*DIRECTION*.
Transcribe every line from the top down to the line with "const orange = '#ed7d31';", both ends included, but not the pictures.
--
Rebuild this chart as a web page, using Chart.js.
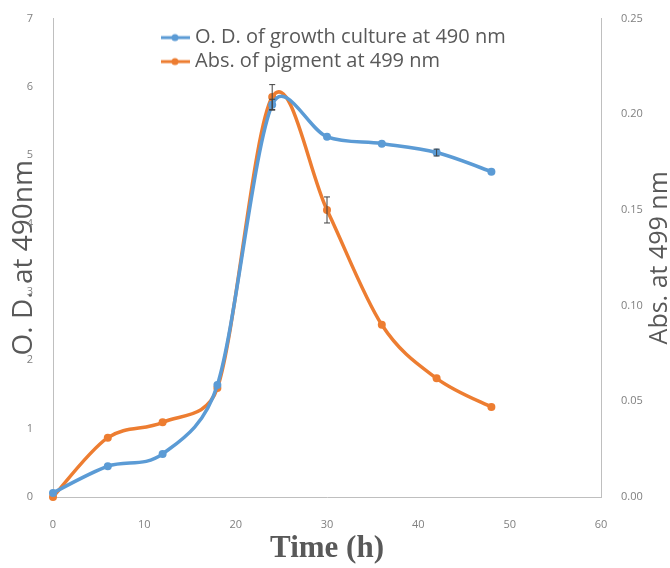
<!DOCTYPE html>
<html>
<head>
<meta charset="utf-8">
<script src="https://cdn.jsdelivr.net/npm/chart.js@4"></script>
<style>
  html, body { margin: 0; padding: 0; background: #fff; }
  #wrap { width: 670px; height: 568px; }
</style>
</head>
<body>
<div id="wrap"><canvas id="chart"></canvas></div>
<script>
const time = [0, 6, 12, 18, 24, 30, 36, 42, 48];
const odValues = [0.06, 0.45, 0.63, 1.64, 5.74, 5.27, 5.17, 5.04, 4.76];
const odErrors = [0, 0, 0, 0, 0.08, 0, 0, 0.05, 0];
const absValues = [0, 0.031, 0.039, 0.057, 0.209, 0.150, 0.090, 0.062, 0.047];
const absErrors = [0, 0, 0, 0, 0.0065, 0.0068, 0, 0, 0];
const seriesLabels = ['O. D. of growth culture at 490 nm', 'Abs. of pigment at 499 nm'];
const xTitle = 'Time (h)';
const yTitle = 'O. D. at 490nm';
const y2Title = 'Abs. at 499 nm';

const blue = '#5b9bd5';
const orange = '#ed7d31';

// little line + dot image for the legend
function legendMark(color) {
    const c = document.createElement('canvas');
    c.width = 30;
    c.height = 10;
    const g = c.getContext('2d');
    g.strokeStyle = color;
    g.lineWidth = 3;
    g.beginPath();
    g.moveTo(0, 5);
    g.lineTo(30, 5);
    g.stroke();
    g.fillStyle = color;
    g.beginPath();
    g.arc(15, 5, 3.5, 0, Math.PI * 2);
    g.fill();
    return c;
}

// office style smoothing: control points at +-(next - prev)/6,
// each side capped at half of its own segment
const officeSmooth = {
    id: 'officeSmooth',
    afterDatasetsUpdate(chart) {
        chart.data.datasets.forEach((ds, di) => {
            const meta = chart.getDatasetMeta(di);
            const pts = meta.data;
            pts.forEach((p, i) => {
                const prev = pts[i - 1] || p;
                const next = pts[i + 1] || p;
                const dx = (next.x - prev.x) / 6;
                const dy = (next.y - prev.y) / 6;
                const len = Math.hypot(dx, dy) || 1;
                const dPrev = Math.hypot(p.x - prev.x, p.y - prev.y);
                const dNext = Math.hypot(next.x - p.x, next.y - p.y);
                const kPrev = Math.min(1, dPrev / 2 / len);
                const kNext = Math.min(1, dNext / 2 / len);
                p.cp1x = p.x - dx * kPrev;
                p.cp1y = p.y - dy * kPrev;
                p.cp2x = p.x + dx * kNext;
                p.cp2y = p.y + dy * kNext;
            });
            meta.dataset._pointsUpdated = true;
        });
    }
};

const errorBars = {
    id: 'errorBars',
    afterDatasetsDraw(chart) {
        const ctx = chart.ctx;
        const x = chart.scales.x;
        ctx.save();
        ctx.strokeStyle = '#404040';
        ctx.lineWidth = 1;
        chart.data.datasets.forEach(ds => {
            const yScale = chart.scales[ds.yAxisID];
            ds.errors.forEach((e, i) => {
                if (!e) return;
                const px = x.getPixelForValue(time[i]);
                const top = yScale.getPixelForValue(ds.data[i].y + e);
                const bot = yScale.getPixelForValue(ds.data[i].y - e);
                ctx.beginPath();
                ctx.moveTo(px, top); ctx.lineTo(px, bot);
                ctx.moveTo(px - 3, top); ctx.lineTo(px + 3, top);
                ctx.moveTo(px - 3, bot); ctx.lineTo(px + 3, bot);
                ctx.stroke();
            });
        });
        ctx.restore();
    }
};

const extras = {
    id: 'extras',
    afterLayout(chart) {
        // legend sits inside the plot, upper middle
        chart.legend.left = 161;
        chart.legend.top = chart.chartArea.top + 5;
    },
    afterDraw(chart) {
        const y2 = chart.scales.y2;
        const ctx = chart.ctx;
        ctx.save();
        ctx.fillStyle = '#595959';
        ctx.font = '25px "Open Sans"';
        ctx.textAlign = 'center';
        ctx.textBaseline = 'alphabetic';
        ctx.translate(y2.right - 3, (y2.top + y2.bottom) / 2);
        ctx.rotate(-Math.PI / 2);
        ctx.fillText(y2Title, 0, 0);
        ctx.restore();
    }
};

new Chart(document.getElementById('chart'), {
    type: 'line',
    data: {
        datasets: [
            {
                label: seriesLabels[0],
                data: time.map((t, i) => ({x: t, y: odValues[i]})),
                errors: odErrors,
                yAxisID: 'y',
                borderColor: blue,
                backgroundColor: blue,
                borderWidth: 3.5,
                pointRadius: 4,
                pointBorderWidth: 0,
                tension: 0.4,
                clip: false
            },
            {
                label: seriesLabels[1],
                data: time.map((t, i) => ({x: t, y: absValues[i]})),
                errors: absErrors,
                yAxisID: 'y2',
                borderColor: orange,
                backgroundColor: orange,
                borderWidth: 3.5,
                pointRadius: 4,
                pointBorderWidth: 0,
                tension: 0.4,
                clip: false
            }
        ]
    },
    options: {
        responsive: true,
        maintainAspectRatio: false,
        animation: false,
        layout: { padding: { top: 17, left: 0, right: 0, bottom: 0 } },
        scales: {
            x: {
                type: 'linear',
                min: 0,
                max: 60,
                ticks: { stepSize: 10, padding: 13, color: '#808080', font: { family: 'Open Sans', size: 11 } },
                grid: { display: false },
                border: { color: '#bfbfbf' },
                title: {
                    display: true,
                    text: xTitle,
                    color: '#595959',
                    font: { family: 'Liberation Serif', size: 31, weight: 'bold' },
                    padding: { top: 0, bottom: 0 }
                },
                afterFit(s) { s.height = 71; }
            },
            y: {
                position: 'left',
                min: 0,
                max: 7,
                ticks: { stepSize: 1, padding: 12, color: '#808080', font: { family: 'Open Sans', size: 11 } },
                grid: { display: false },
                border: { color: '#bfbfbf' },
                title: {
                    display: true,
                    text: yTitle,
                    color: '#595959',
                    font: { family: 'Open Sans', size: 28 },
                    padding: { top: 7, bottom: 0 }
                },
                afterFit(s) { s.width = 53; }
            },
            y2: {
                position: 'right',
                min: 0,
                max: 0.25,
                ticks: {
                    stepSize: 0.05,
                    padding: 12,
                    color: '#808080',
                    font: { family: 'Open Sans', size: 11 },
                    callback: v => v.toFixed(2)
                },
                grid: { display: false },
                border: { color: '#bfbfbf' },
                afterFit(s) { s.width = 69; }
            }
        },
        plugins: {
            tooltip: { enabled: false },
            legend: {
                position: 'chartArea',
                align: 'start',
                labels: {
                    usePointStyle: true,
                    pointStyleWidth: 20,
                    padding: 4,
                    color: '#595959',
                    font: { family: 'Open Sans', size: 20 },
                    generateLabels(chart) {
                        const items = Chart.defaults.plugins.legend.labels.generateLabels(chart);
                        items.forEach((it, i) => {
                            it.pointStyle = legendMark(chart.data.datasets[i].borderColor);
                        });
                        return items;
                    }
                }
            }
        }
    },
    plugins: [officeSmooth, errorBars, extras]
});
</script>
</body>
</html>
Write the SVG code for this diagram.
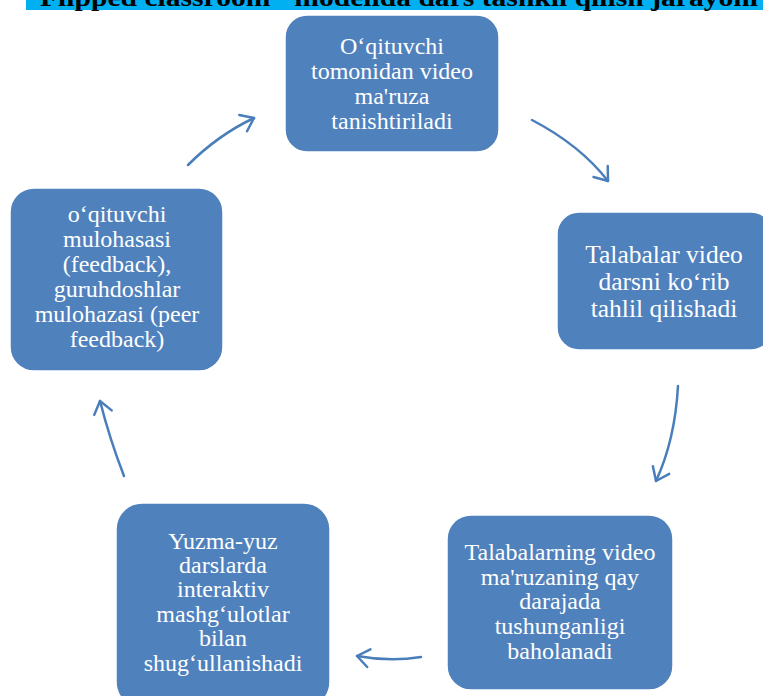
--
*SOLUTION*.
Rebuild this chart as a web page, using Chart.js.
<!DOCTYPE html>
<html>
<head>
<meta charset="utf-8">
<script src="https://cdn.jsdelivr.net/npm/chart.js@4"></script>
<style>
  html, body { margin: 0; padding: 0; background: #fff; }
  #wrap { width: 670px; height: 568px; }
</style>
</head>
<body>
<div id="wrap"><canvas id="chart"></canvas></div>
<script>
const time = [0, 6, 12, 18, 24, 30, 36, 42, 48];
const odValues = [0.06, 0.45, 0.63, 1.64, 5.74, 5.27, 5.17, 5.04, 4.76];
const odErrors = [0, 0, 0, 0, 0.08, 0, 0, 0.05, 0];
const absValues = [0, 0.031, 0.039, 0.057, 0.209, 0.150, 0.090, 0.062, 0.047];
const absErrors = [0, 0, 0, 0, 0.0065, 0.0068, 0, 0, 0];
const seriesLabels = ['O. D. of growth culture at 490 nm', 'Abs. of pigment at 499 nm'];
const xTitle = 'Time (h)';
const yTitle = 'O. D. at 490nm';
const y2Title = 'Abs. at 499 nm';

const blue = '#5b9bd5';
const orange = '#ed7d31';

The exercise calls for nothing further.